- Theatrical poster
- Directed by: B. Unnikrishnan
- Written by: Sethu
- Produced by: Vyshakh Rajan
- Starring: Unni Mukundan Asif Ali Anoop Menon Isha Talwar Kadambari Jethwani
- Cinematography: Satheesh Kurup
- Edited by: Manoj
- Music by: Deepak Dev
- Distributed by: Vyshaka Cinema
- Release date: 21 December 2012;
- Country: India
- Language: Malayalam

= I Love Me (film) =

I Love Me is a 2012 Indian Malayalam-language thriller film directed by B. Unnikrishnan and written by Sethu. It stars Unni Mukundan, Asif Ali, Isha Talwar, with Anoop Menon and Kadambari Jethwani in supporting role. The film was shot in Vietnam, Bangkok and Kochi and was produced by Vaishak Rajan under the banner Vyshakha Cinemas. The film features a score and soundtrack composed by Deepak Dev. It is the first film directed by Unnikrishnan thar he did not write the script for.

==Plot==
Ram Mohan, a high-profile businessman, brings two criminals – Xavi and Prem – from Kochi to Bangkok to kill a person, so that Ram can save his sinking business empire. The situation gets complicated when Samantha, a young lady enters the equation and Ram Mohan wants Xavi and Prem to kill each other.

==Cast==
- Unni Mukundan as Xavi
- Asif Ali as Prem
- Anoop Menon as Ram Mohan
- Isha Talwar as Samantha
- Kadambari Jethwani as Susan
- Rupa Manjari as Sameera
- Vanitha Krishnachandran as Xavi's Mother
- Junaid Sheikh as Albert Lawrence
- Aniyappan as Krishnankutty
- Vijaya Kumar as Paul Alexander
- Biju Pappan as Maniyappan
- Indrans as Alves
- Joju George as Chacko
- Subi Suresh as Susan
- Sinosh Ekkilissery as Eto'o

==Production==
The film was written by Sethu and directed by B. Unnikrishnan; it is the first film directed by him that he did not write the script for. Explaining the reasons for his decision, he says: "That is because I enjoyed the story that Sethu narrated to me. Moreover, I was looking for an opportunity to work with young actors and this script seemed just right for such an outing.
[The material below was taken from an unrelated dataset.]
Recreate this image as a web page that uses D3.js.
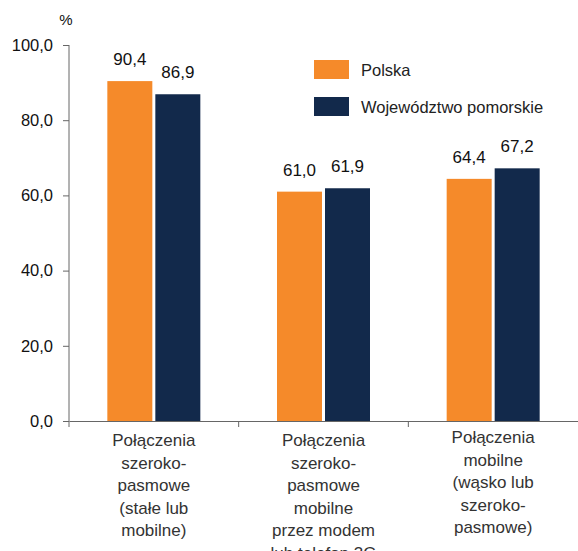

Writing and directing can be tedious and time-consuming and I wanted to take a break from the responsibility of doing both." The film was shot in Vietnam, Bangkok, and Kochi.

==Reception==
Veeyen of Nowrunning.com gave the film a negative rating of 2/5 and stated, "at a time when novel themes and experiments are filling our screens, this one just doesn't impress".